● **WHAT IS REQUIRED**
Make an exact copy of the records, dropping all pictures.

:::

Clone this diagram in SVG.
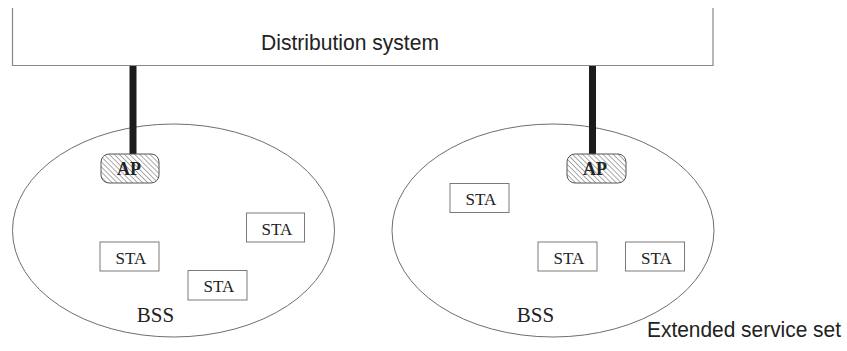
<svg xmlns="http://www.w3.org/2000/svg" width="847" height="351" viewBox="0 0 847 351">
  <style>
    .ds { fill: #ffffff; stroke: #888888; stroke-width: 1.2; }
    .bss { fill: none; stroke: #6e6e6e; stroke-width: 1; }
    .sta { fill: #ffffff; stroke: #7a7a7a; stroke-width: 1; }
    .ap { fill: url(#hatch); stroke: #555555; stroke-width: 1; }
    .wire { stroke: #1c1c1c; stroke-width: 7; }
    .sans { font-family: "Liberation Sans", Arial, sans-serif; fill: #222222; }
    .serif { font-family: "Liberation Serif", "Times New Roman", serif; fill: #222222; }
    .staT { font-size: 17px; text-anchor: middle; }
    .apT { font-size: 18px; font-weight: bold; text-anchor: middle; }
    .bssT { font-size: 21px; text-anchor: middle; }
  </style>
  <defs>
    <pattern id="hatch" patternUnits="userSpaceOnUse" width="3.6" height="3.6" patternTransform="rotate(-45)">
      <rect width="3.6" height="3.6" fill="#ffffff"/>
      <line x1="0" y1="0" x2="0" y2="3.6" stroke="#555555" stroke-width="1"/>
    </pattern>
  </defs>
  <rect width="847" height="351" fill="#ffffff"/>

  <g id="distribution-system">
    <path class="ds" d="M12.5 8 V65.5 H713 V8"/>
    <text class="sans" x="261" y="49.5" font-size="22" textLength="178" lengthAdjust="spacingAndGlyphs">Distribution system</text>
  </g>

  <g id="bss-left">
    <ellipse class="bss" cx="173.5" cy="230.5" rx="161" ry="106.5"/>
    <text class="serif bssT" x="155.5" y="322">BSS</text>
  </g>
  <g id="bss-right">
    <ellipse class="bss" cx="553" cy="230.5" rx="161" ry="106.5"/>
    <text class="serif bssT" x="535.5" y="322">BSS</text>
  </g>

  <g id="connectors">
    <line class="wire" x1="133" y1="66" x2="133" y2="154.5"/>
    <line class="wire" x1="592.5" y1="66" x2="592.5" y2="154.5"/>
  </g>

  <g id="ap-left">
    <rect class="ap" x="101" y="154" width="58" height="29" rx="8"/>
    <text class="serif apT" x="129" y="175">AP</text>
  </g>
  <g id="ap-right">
    <rect class="ap" x="567" y="154" width="59" height="29" rx="8"/>
    <text class="serif apT" x="595" y="175">AP</text>
  </g>

  <g id="sta-left-1">
    <rect class="sta" x="100" y="242" width="59" height="29"/>
    <text class="serif staT" x="131" y="263.5">STA</text>
  </g>
  <g id="sta-left-2">
    <rect class="sta" x="246.5" y="213" width="58" height="29"/>
    <text class="serif staT" x="277" y="234.5">STA</text>
  </g>
  <g id="sta-left-3">
    <rect class="sta" x="188" y="270.5" width="59" height="29.5"/>
    <text class="serif staT" x="219" y="292">STA</text>
  </g>

  <g id="sta-right-1">
    <rect class="sta" x="450" y="183.5" width="59" height="29"/>
    <text class="serif staT" x="481" y="205">STA</text>
  </g>
  <g id="sta-right-2">
    <rect class="sta" x="538" y="242" width="59" height="29"/>
    <text class="serif staT" x="569" y="263.5">STA</text>
  </g>
  <g id="sta-right-3">
    <rect class="sta" x="625.5" y="242" width="59" height="29"/>
    <text class="serif staT" x="656.5" y="263.5">STA</text>
  </g>

  <g id="ess-label">
    <text class="sans" x="647" y="337" font-size="22" textLength="194" lengthAdjust="spacingAndGlyphs">Extended service set</text>
  </g>
</svg>
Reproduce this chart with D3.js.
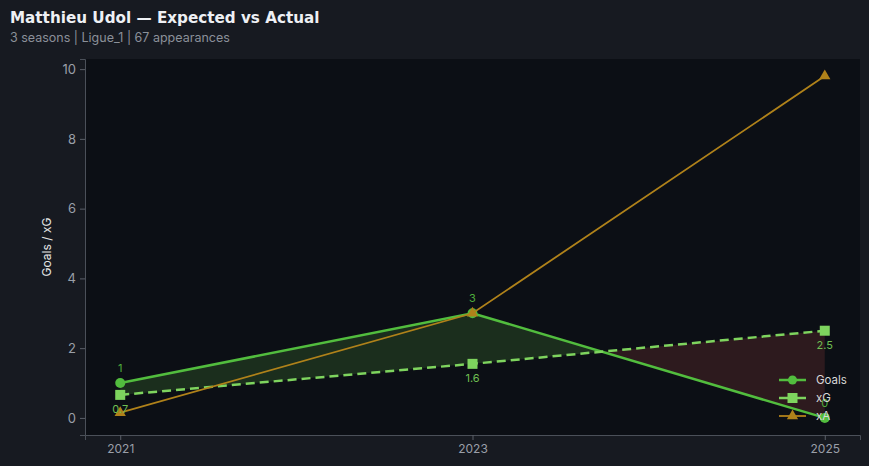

:::

● **TASK SOLUTION**
Clone this diagram in SVG.
<svg xmlns="http://www.w3.org/2000/svg" width="847" height="351" viewBox="0 0 847 351">
  <style>
    .ds { fill: #ffffff; stroke: #888888; stroke-width: 1.2; }
    .bss { fill: none; stroke: #6e6e6e; stroke-width: 1; }
    .sta { fill: #ffffff; stroke: #7a7a7a; stroke-width: 1; }
    .ap { fill: url(#hatch); stroke: #555555; stroke-width: 1; }
    .wire { stroke: #1c1c1c; stroke-width: 7; }
    .sans { font-family: "Liberation Sans", Arial, sans-serif; fill: #222222; }
    .serif { font-family: "Liberation Serif", "Times New Roman", serif; fill: #222222; }
    .staT { font-size: 17px; text-anchor: middle; }
    .apT { font-size: 18px; font-weight: bold; text-anchor: middle; }
    .bssT { font-size: 21px; text-anchor: middle; }
  </style>
  <defs>
    <pattern id="hatch" patternUnits="userSpaceOnUse" width="3.6" height="3.6" patternTransform="rotate(-45)">
      <rect width="3.6" height="3.6" fill="#ffffff"/>
      <line x1="0" y1="0" x2="0" y2="3.6" stroke="#555555" stroke-width="1"/>
    </pattern>
  </defs>
  <rect width="847" height="351" fill="#ffffff"/>

  <g id="distribution-system">
    <path class="ds" d="M12.5 8 V65.5 H713 V8"/>
    <text class="sans" x="261" y="49.5" font-size="22" textLength="178" lengthAdjust="spacingAndGlyphs">Distribution system</text>
  </g>

  <g id="bss-left">
    <ellipse class="bss" cx="173.5" cy="230.5" rx="161" ry="106.5"/>
    <text class="serif bssT" x="155.5" y="322">BSS</text>
  </g>
  <g id="bss-right">
    <ellipse class="bss" cx="553" cy="230.5" rx="161" ry="106.5"/>
    <text class="serif bssT" x="535.5" y="322">BSS</text>
  </g>

  <g id="connectors">
    <line class="wire" x1="133" y1="66" x2="133" y2="154.5"/>
    <line class="wire" x1="592.5" y1="66" x2="592.5" y2="154.5"/>
  </g>

  <g id="ap-left">
    <rect class="ap" x="101" y="154" width="58" height="29" rx="8"/>
    <text class="serif apT" x="129" y="175">AP</text>
  </g>
  <g id="ap-right">
    <rect class="ap" x="567" y="154" width="59" height="29" rx="8"/>
    <text class="serif apT" x="595" y="175">AP</text>
  </g>

  <g id="sta-left-1">
    <rect class="sta" x="100" y="242" width="59" height="29"/>
    <text class="serif staT" x="131" y="263.5">STA</text>
  </g>
  <g id="sta-left-2">
    <rect class="sta" x="246.5" y="213" width="58" height="29"/>
    <text class="serif staT" x="277" y="234.5">STA</text>
  </g>
  <g id="sta-left-3">
    <rect class="sta" x="188" y="270.5" width="59" height="29.5"/>
    <text class="serif staT" x="219" y="292">STA</text>
  </g>

  <g id="sta-right-1">
    <rect class="sta" x="450" y="183.5" width="59" height="29"/>
    <text class="serif staT" x="481" y="205">STA</text>
  </g>
  <g id="sta-right-2">
    <rect class="sta" x="538" y="242" width="59" height="29"/>
    <text class="serif staT" x="569" y="263.5">STA</text>
  </g>
  <g id="sta-right-3">
    <rect class="sta" x="625.5" y="242" width="59" height="29"/>
    <text class="serif staT" x="656.5" y="263.5">STA</text>
  </g>

  <g id="ess-label">
    <text class="sans" x="647" y="337" font-size="22" textLength="194" lengthAdjust="spacingAndGlyphs">Extended service set</text>
  </g>
</svg>
Reproduce this chart with D3.js.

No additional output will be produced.